Putin’s Power Politics – Why Putin Will Win This Sunday’s Election. And The One That Follows. And The One After That.

Tomorrow, the people of Russia will cast their votes in the Russian presidential election. Most observers agree that it is not doubtful whether Vladimir Putin will be reelected, but rather whether he will manage to get more than 70% of the votes or not.

It is not an understatement to say that Vladimir Putin is one of the most experienced – if not the most experienced leader among the world’s great powers representatives. Bush, Obama, Hu Jintao, Jiang Zemin, Kim Jong-Il, Jacques Chirac and Tony Blair: he’s seen them all come and go. Since the turn of the century 18 years ago, Putin has kept the reins on Russia and has tightened his grip on these reins ever more in the past years. Chances are high we will continue to read about Putin’s Russia and see him on the news in the following years, as the signs in Russia are not pointing towards a leadership change in the near future. Time to take a closer look at a leader who might have been longer in office than some of our readers are old.

Born in 1952 in communist Leningrad (today’s St Petersburg), already from a very young age Putin wanted to work for Russian intelligence. After studying Law at Leningrad State University, he joined the KGB in 1975 and worked in Leningrad before being transferred to Dresden in Eastern Germany in 1985. After the fall of the Iron Curtain, Putin returned to his alma mater in St Petersburg and worked as an advisor on external affairs while at the same time starting to get involved in politics by working for his close friend Anatoly Sobchak, who was also St Petersburg’s mayor. In 1996, Putin left St Petersburg and went on to work in Moscow, coming closer to Russia’s center of power. In less than three years, Putin would rise rocket-like from staff member of president Boris Yeltsin to prime minister in August 1999 and four months later to president himself, replacing Yeltsin.

Russia starts into the new millennium with a pile of problems: the USSR has broken apart, leaving behind a dissatisfied people who hoped to be better off in the economic system of the West. Instead, unemployment rates shoot up to more than 14% while at the same time GDP steadily decreases and a handful of oligarchs split up the remains of the Soviet Union’s economy among themselves. Moreover, in Chechnya at Russia’s south-western border a violent independence movement arises which, if successful, could inspire more Russian territories to seek independence.
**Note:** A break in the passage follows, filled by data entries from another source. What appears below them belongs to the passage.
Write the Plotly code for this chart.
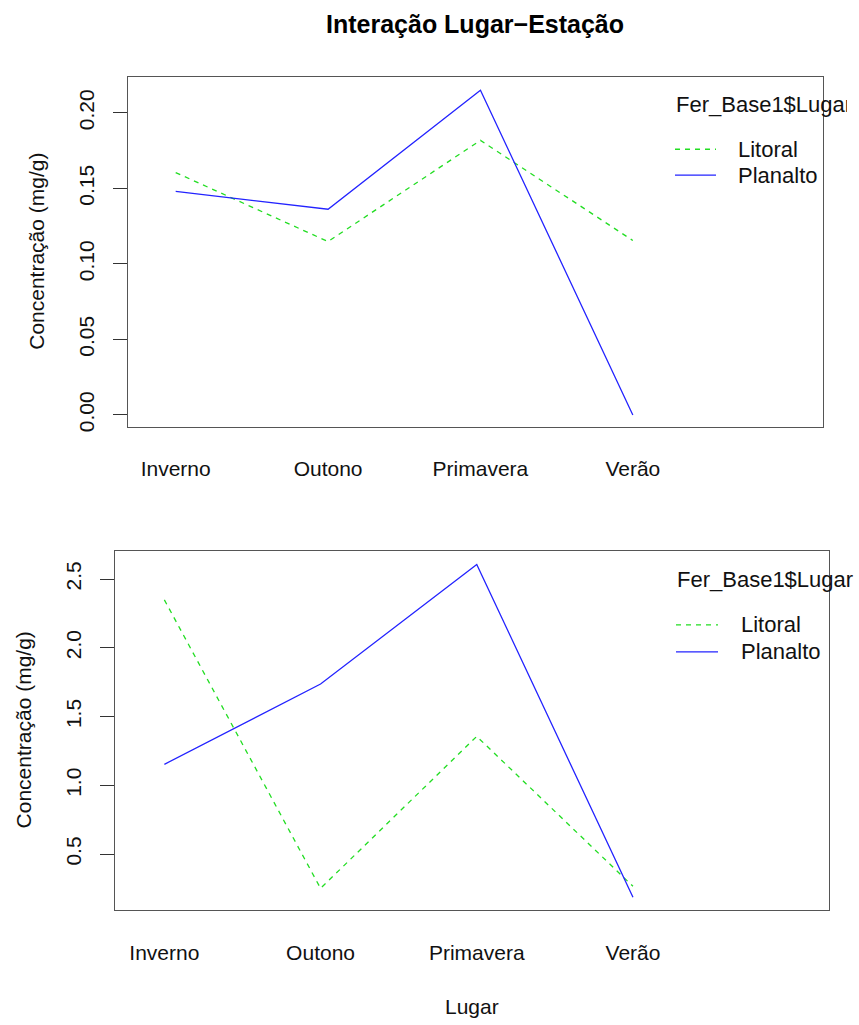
import plotly.graph_objects as go

# Interaction means of iron concentration by season and site
estacoes = ["Inverno", "Outono", "Primavera", "Verão"]
lugares = ["Litoral", "Planalto"]

conc_topo_litoral = [0.1605, 0.1148, 0.1818, 0.1155]
conc_topo_planalto = [0.1480, 0.1362, 0.2150, 0.0000]

conc_base_litoral = [2.349, 0.251, 1.356, 0.266]
conc_base_planalto = [1.153, 1.737, 2.606, 0.186]

y_ticks_topo = [0.00, 0.05, 0.10, 0.15, 0.20]
y_ticks_base = [0.5, 1.0, 1.5, 2.0, 2.5]

titulo = "Interação Lugar\u2212Estação"
titulo_eixo_y = "Concentração (mg/g)"
titulo_eixo_x = "Lugar"
titulo_legenda = "Fer_Base1$Lugar"

W, H = 859, 1025
FONT = "Liberation Sans, Arial, sans-serif"
VERDE = "#22dd22"
AZUL = "#2323ff"
estilos = {"Litoral": dict(color=VERDE, width=1.3, dash="5px,5px"),
           "Planalto": dict(color=AZUL, width=1.3)}


def px(x):
    return x / W


def py(y):
    return 1 - y / H


fig = go.Figure()

painel = [
    ("x", "y", conc_topo_litoral, conc_topo_planalto),
    ("x2", "y2", conc_base_litoral, conc_base_planalto),
]
for xa, ya, lit, plan in painel:
    for nome, vals in zip(lugares, [lit, plan]):
        fig.add_trace(go.Scatter(x=estacoes, y=vals, mode="lines", name=nome,
                                 line=estilos[nome], xaxis=xa, yaxis=ya,
                                 showlegend=False, hoverinfo="skip"))

eixo_comum = dict(showgrid=False, zeroline=False, showline=True, mirror=True,
                  linecolor="#555555", linewidth=1)

fig.update_layout(
    width=W, height=H,
    margin=dict(l=0, r=0, t=0, b=0),
    plot_bgcolor="white", paper_bgcolor="white",
    font=dict(family=FONT, size=21, color="#111111"),
    xaxis=dict(domain=[px(128), px(823)], anchor="y", type="category",
               range=[-0.313, 4.248], ticks="", ticklabelstandoff=23,
               tickfont=dict(size=21), **eixo_comum),
    yaxis=dict(domain=[py(429.3), py(77.3)], anchor="x",
               range=[-0.0081, 0.2238], tickvals=y_ticks_topo, tickformat=".2f",
               ticks="outside", ticklen=14, tickcolor="#333333", tickangle=-90,
               ticklabelstandoff=11, tickfont=dict(size=21), **eixo_comum),
    xaxis2=dict(domain=[px(115), px(829)], anchor="y2", type="category",
                range=[-0.316, 4.255], ticks="", ticklabelstandoff=24,
                tickfont=dict(size=21), **eixo_comum),
    yaxis2=dict(domain=[py(914.7), py(554)], anchor="x2",
                range=[0.0919, 2.702], tickvals=y_ticks_base, tickformat=".1f",
                ticks="outside", ticklen=14, tickcolor="#333333", tickangle=-90,
                ticklabelstandoff=11, tickfont=dict(size=21), **eixo_comum),
)

anotacoes = [
    dict(text="<b>" + titulo + "</b>", x=px(475.5), y=py(24), xanchor="center",
         yanchor="middle", font=dict(size=25, color="#000000")),
    dict(text=titulo_eixo_y, x=px(37), y=py(253), textangle=-90,
         xanchor="center", yanchor="middle"),
    dict(text=titulo_eixo_y, x=px(23), y=py(734), textangle=-90,
         xanchor="center", yanchor="middle"),
    dict(text=titulo_eixo_x, x=px(472), y=py(1011), xanchor="center",
         yanchor="middle"),
    # legend titles (the upper one is cut at the page edge)
    dict(text=titulo_legenda, x=px(674), y=py(105), xanchor="left",
         yanchor="middle", width=171, align="left", font=dict(size=22)),
    dict(text=titulo_legenda, x=px(675), y=py(582), xanchor="left",
         yanchor="middle", align="left", font=dict(size=22)),
]

formas = []
legendas = [
    (675, 716, 736, {"Litoral": 150, "Planalto": 176}),
    (676, 718, 739, {"Litoral": 628, "Planalto": 655}),
]
for x0, x1, xt, linhas in legendas:
    for nome, yy in linhas.items():
        formas.append(dict(type="line", xref="paper", yref="paper",
                           x0=px(x0), x1=px(x1), y0=py(yy), y1=py(yy),
                           line=estilos[nome]))
        anotacoes.append(dict(text=nome, x=px(xt), y=py(yy), xanchor="left",
                              yanchor="middle", align="left",
                              font=dict(size=22)))

for a in anotacoes:
    a.setdefault("xref", "paper")
    a.setdefault("yref", "paper")
    a.setdefault("showarrow", False)

fig.update_layout(annotations=anotacoes, shapes=formas)

fig.write_html("out.html")
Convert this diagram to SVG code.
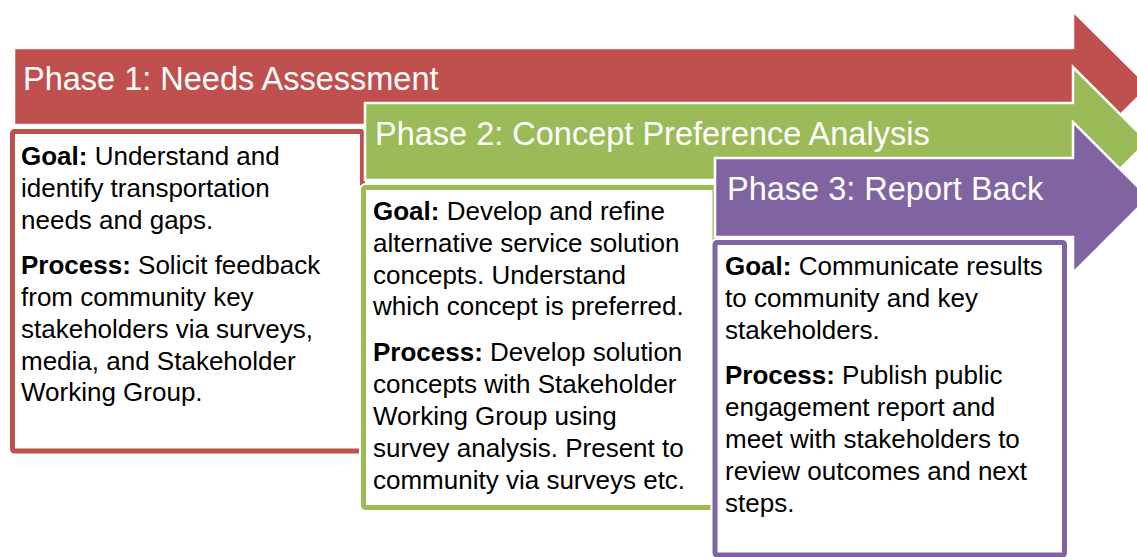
<svg xmlns="http://www.w3.org/2000/svg" width="1137" height="557" viewBox="0 0 1137 557">
<style>
.arrow{stroke:#fff;stroke-width:2.5;stroke-linejoin:miter}
.halo{fill:#fff;stroke:#fff;stroke-width:9}
.box{fill:#fff;stroke-width:5}
.title{font-family:"Liberation Sans",Arial,sans-serif;font-size:32.5px;fill:#fff}
.body{font-family:"Liberation Sans",Arial,sans-serif;font-size:26px;fill:#000}
.b{font-weight:bold}
</style>
<rect width="1137" height="557" fill="#fff"/>
<g id="phase1">
<polygon class="arrow" fill="#C0504D" points="14,48 1073,48 1073,11 1149,86.5 1073,162 1073,125 14,125"/>
<text class="title" x="23" y="90">Phase 1: Needs Assessment</text>
<rect class="halo" x="12.5" y="131.5" width="350" height="319.5" rx="2"/>
<rect class="box" stroke="#C0504D" x="12.5" y="131.5" width="350" height="319.5" rx="2"/>
<text class="body" x="21"><tspan x="21" y="165"><tspan class="b">Goal:</tspan> Understand and</tspan><tspan x="21" y="197">identify transportation</tspan><tspan x="21" y="229">needs and gaps.</tspan><tspan x="21" y="274"><tspan class="b">Process:</tspan> Solicit feedback</tspan><tspan x="21" y="306">from community key</tspan><tspan x="21" y="338">stakeholders via surveys,</tspan><tspan x="21" y="370">media, and Stakeholder</tspan><tspan x="21" y="401">Working Group.</tspan></text>
</g>
<g id="phase2">
<polygon class="arrow" fill="#9BBB59" points="365,103 1073,103 1073,67 1147.5,141.5 1073,216 1073,180 365,180"/>
<text class="title" x="375" y="145">Phase 2: Concept Preference Analysis</text>
<rect class="halo" x="363.5" y="187.5" width="351.5" height="320" rx="2"/>
<rect class="box" stroke="#9BBB59" x="363.5" y="187.5" width="351.5" height="320" rx="2"/>
<text class="body"><tspan x="373" y="220"><tspan class="b">Goal:</tspan> Develop and refine</tspan><tspan x="373" y="252">alternative service solution</tspan><tspan x="373" y="284">concepts. Understand</tspan><tspan x="373" y="315">which concept is preferred.</tspan><tspan x="373" y="361"><tspan class="b">Process:</tspan> Develop solution</tspan><tspan x="373" y="393">concepts with Stakeholder</tspan><tspan x="373" y="425">Working Group using</tspan><tspan x="373" y="457">survey analysis. Present to</tspan><tspan x="373" y="489">community via surveys etc.</tspan></text>
</g>
<g id="phase3">
<polygon class="arrow" fill="#8064A2" points="715,158 1073,158 1073,122 1148.5,197.5 1073,273 1073,237 715,237"/>
<text class="title" x="727" y="200">Phase 3: Report Back</text>
<rect class="halo" x="715" y="242.5" width="349.5" height="312.5" rx="2"/>
<rect class="box" stroke="#8064A2" x="715" y="242.5" width="349.5" height="312.5" rx="2"/>
<text class="body"><tspan x="725" y="275"><tspan class="b">Goal:</tspan> Communicate results</tspan><tspan x="725" y="307">to community and key</tspan><tspan x="725" y="339">stakeholders.</tspan><tspan x="725" y="384"><tspan class="b">Process:</tspan> Publish public</tspan><tspan x="725" y="416">engagement report and</tspan><tspan x="725" y="448">meet with stakeholders to</tspan><tspan x="725" y="480">review outcomes and next</tspan><tspan x="725" y="512">steps.</tspan></text>
</g>
<g id="connectors"/>
</svg>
Vladimir Putin knows about these problems, he knows how to tackle them and, most importantly, he knows how to handle the Russian people. Shortly after he comes into power, a military operation against Chechnya is launched and Putin’s approval rates among the population shoot up. Subsequently, Putin reorganizes the Russian federal district system to prevent future secession movements and new economic policies implemented by Putin make the GDP finally grow again and more people find work.

Above all, Putin establishes his narrative of the need for a unified Russia (even his party was named “United Russia”) in which the people stand together against a common threat: the West. Of course, economic reforms contribute a lot to enhancing Putin’s legitimacy and approval among the Russian population, but most of all it’s the narrative of a threatened Russia that makes Putin so powerful. From his very beginnings as prime minister, he recognized that many Russians had the feeling that their country was being humiliated in the period after the Cold War, shaken by economic recession and falling far behind other world powers.

Putin’s success is deeply rooted in a slogan he probably never stated publicly but that we might recognize from another country of the world: “Make Russia Great Again (after Gorbachev’s policies brought it on the brink of insignificance)”. In the light of this, Putin does not promote anti-LGBT legislation, to name only one example, because he doesn’t like LGBT people, it simply serves the interest of creating a moral Russian counterpart to a perceived immoral Western world. Russian military interventions from 1999 onwards in Chechnya and from 2008 onwards in Georgia, not to speak of the annexation of the Crimea, serve Putin’s interests to unify the Russian people in a common cause while at the same time showing off Russia’s military capacities to the West.

The Crimea is an especially interesting case: in 2013, after 13 years of Putin’s reign, Russians start to get tired of the ever-same man at the top, causing Putin’s approval ratings to drop to the lowest (of still remarkably 60%) since 2000. Unceremoniously, Putin takes advantage of the political unrest in the Ukraine, lets Russian troops without insignia invade the peninsula and declares the Crimea Russian territory. In 2015, The Guardian headlines: “Vladimir Putin’s approval rating at record levels” with nine out of ten Russians being satisfied with their President’s policy.

Putin’s newest announcement to develop new, non-interceptable nuclear missiles in the light of a changing security environment is therefore just another example of the ever-same leitmotif of “Russia is threatened – the Russian people need to unite – president Putin acts”.

And apparently, this leitmotif works quite well. It has not failed for the past 18 years and currently, there are no indicators whatsoever that it is going to fail in the years to come nor for the coming elections.